Problem description: Consider the listing below. Extract exactly the lines from the line containing "Recreate this image" to the line containing "ax = fig.add_axes([0.1348, 0.1404, 0.6255, 0.7468])", both included.

Dataset:

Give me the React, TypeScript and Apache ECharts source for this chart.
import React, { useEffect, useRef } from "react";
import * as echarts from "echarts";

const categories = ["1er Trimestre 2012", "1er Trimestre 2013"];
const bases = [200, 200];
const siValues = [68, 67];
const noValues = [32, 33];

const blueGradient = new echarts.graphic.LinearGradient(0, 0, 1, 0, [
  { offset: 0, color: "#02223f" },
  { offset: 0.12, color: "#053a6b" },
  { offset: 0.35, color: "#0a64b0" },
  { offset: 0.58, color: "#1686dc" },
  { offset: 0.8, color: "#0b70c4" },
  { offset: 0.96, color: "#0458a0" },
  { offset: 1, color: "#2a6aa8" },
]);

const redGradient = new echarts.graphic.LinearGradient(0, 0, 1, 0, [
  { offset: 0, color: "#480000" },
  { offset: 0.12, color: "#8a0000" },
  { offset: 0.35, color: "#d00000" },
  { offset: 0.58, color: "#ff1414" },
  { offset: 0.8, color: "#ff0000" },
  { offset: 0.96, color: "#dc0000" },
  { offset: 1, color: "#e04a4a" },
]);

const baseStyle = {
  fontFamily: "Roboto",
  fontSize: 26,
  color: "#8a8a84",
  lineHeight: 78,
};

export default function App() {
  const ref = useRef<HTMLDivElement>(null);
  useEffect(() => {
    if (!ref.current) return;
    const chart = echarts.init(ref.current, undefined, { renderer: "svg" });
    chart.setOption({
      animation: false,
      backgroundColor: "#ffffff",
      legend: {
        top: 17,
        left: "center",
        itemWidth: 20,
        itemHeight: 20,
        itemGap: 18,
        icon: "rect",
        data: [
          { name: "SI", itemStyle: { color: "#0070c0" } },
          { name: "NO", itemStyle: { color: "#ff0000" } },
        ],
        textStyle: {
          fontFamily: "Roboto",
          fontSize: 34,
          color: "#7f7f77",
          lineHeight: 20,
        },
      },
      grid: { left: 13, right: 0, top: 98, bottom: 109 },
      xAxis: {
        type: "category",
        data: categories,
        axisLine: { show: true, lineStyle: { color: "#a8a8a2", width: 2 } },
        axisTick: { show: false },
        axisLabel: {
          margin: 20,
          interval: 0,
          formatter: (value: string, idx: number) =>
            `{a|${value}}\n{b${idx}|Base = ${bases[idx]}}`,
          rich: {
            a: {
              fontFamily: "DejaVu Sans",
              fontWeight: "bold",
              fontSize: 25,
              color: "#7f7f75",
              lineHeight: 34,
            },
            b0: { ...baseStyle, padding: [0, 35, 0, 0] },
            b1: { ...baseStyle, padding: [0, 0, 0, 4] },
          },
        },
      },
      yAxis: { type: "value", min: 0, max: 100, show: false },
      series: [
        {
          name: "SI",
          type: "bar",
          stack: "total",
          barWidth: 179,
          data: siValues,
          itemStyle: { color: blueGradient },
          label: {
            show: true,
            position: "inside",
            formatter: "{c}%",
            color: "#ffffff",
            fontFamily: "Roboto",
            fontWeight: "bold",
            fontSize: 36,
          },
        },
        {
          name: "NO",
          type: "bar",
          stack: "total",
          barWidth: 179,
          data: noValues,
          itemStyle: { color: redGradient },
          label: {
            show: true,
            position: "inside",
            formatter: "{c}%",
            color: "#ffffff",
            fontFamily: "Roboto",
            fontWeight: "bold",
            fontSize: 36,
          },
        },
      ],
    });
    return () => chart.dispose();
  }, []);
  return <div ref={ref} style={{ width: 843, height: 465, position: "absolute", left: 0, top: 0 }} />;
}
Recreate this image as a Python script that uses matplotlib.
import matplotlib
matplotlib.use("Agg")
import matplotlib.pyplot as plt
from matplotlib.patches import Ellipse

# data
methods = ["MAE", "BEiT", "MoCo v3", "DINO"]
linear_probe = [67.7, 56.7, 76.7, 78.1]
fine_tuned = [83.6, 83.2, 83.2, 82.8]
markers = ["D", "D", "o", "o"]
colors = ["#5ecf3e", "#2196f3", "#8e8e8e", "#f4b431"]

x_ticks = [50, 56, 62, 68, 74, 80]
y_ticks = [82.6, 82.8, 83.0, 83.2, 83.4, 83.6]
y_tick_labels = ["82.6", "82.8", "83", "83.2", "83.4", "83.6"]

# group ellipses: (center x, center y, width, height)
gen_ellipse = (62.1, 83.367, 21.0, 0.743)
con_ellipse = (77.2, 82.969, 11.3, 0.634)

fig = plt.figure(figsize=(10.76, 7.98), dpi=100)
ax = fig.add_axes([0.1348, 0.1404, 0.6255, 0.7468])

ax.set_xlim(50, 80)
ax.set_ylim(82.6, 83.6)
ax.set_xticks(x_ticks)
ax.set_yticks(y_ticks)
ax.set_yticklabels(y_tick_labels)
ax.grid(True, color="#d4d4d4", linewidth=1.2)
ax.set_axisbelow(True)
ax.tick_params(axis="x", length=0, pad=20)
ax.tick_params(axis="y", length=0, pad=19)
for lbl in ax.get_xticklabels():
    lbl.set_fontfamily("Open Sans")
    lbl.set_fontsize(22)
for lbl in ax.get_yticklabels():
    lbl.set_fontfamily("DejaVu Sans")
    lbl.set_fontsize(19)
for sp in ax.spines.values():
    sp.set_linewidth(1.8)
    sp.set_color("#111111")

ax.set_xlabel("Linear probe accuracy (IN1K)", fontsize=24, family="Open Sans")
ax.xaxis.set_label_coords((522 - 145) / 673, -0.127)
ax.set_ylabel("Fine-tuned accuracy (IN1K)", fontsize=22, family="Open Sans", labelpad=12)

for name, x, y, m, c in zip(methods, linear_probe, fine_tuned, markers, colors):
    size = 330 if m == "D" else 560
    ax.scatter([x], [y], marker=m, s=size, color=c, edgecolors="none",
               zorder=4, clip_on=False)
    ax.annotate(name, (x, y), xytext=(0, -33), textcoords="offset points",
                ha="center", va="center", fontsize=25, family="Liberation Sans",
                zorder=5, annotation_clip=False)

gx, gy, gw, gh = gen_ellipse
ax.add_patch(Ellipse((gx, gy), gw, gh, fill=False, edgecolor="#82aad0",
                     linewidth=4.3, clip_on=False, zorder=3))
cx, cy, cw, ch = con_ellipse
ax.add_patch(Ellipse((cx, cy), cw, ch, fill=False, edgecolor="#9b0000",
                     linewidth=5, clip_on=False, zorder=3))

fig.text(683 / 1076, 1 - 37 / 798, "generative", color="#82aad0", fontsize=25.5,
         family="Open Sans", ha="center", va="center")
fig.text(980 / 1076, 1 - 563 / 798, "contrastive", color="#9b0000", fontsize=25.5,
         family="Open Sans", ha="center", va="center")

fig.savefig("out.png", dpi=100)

Solution to the problem:
Recreate this image as a Python script that uses matplotlib.
import matplotlib
matplotlib.use("Agg")
import matplotlib.pyplot as plt
from matplotlib.patches import Ellipse

# data
methods = ["MAE", "BEiT", "MoCo v3", "DINO"]
linear_probe = [67.7, 56.7, 76.7, 78.1]
fine_tuned = [83.6, 83.2, 83.2, 82.8]
markers = ["D", "D", "o", "o"]
colors = ["#5ecf3e", "#2196f3", "#8e8e8e", "#f4b431"]

x_ticks = [50, 56, 62, 68, 74, 80]
y_ticks = [82.6, 82.8, 83.0, 83.2, 83.4, 83.6]
y_tick_labels = ["82.6", "82.8", "83", "83.2", "83.4", "83.6"]

# group ellipses: (center x, center y, width, height)
gen_ellipse = (62.1, 83.367, 21.0, 0.743)
con_ellipse = (77.2, 82.969, 11.3, 0.634)

fig = plt.figure(figsize=(10.76, 7.98), dpi=100)
ax = fig.add_axes([0.1348, 0.1404, 0.6255, 0.7468])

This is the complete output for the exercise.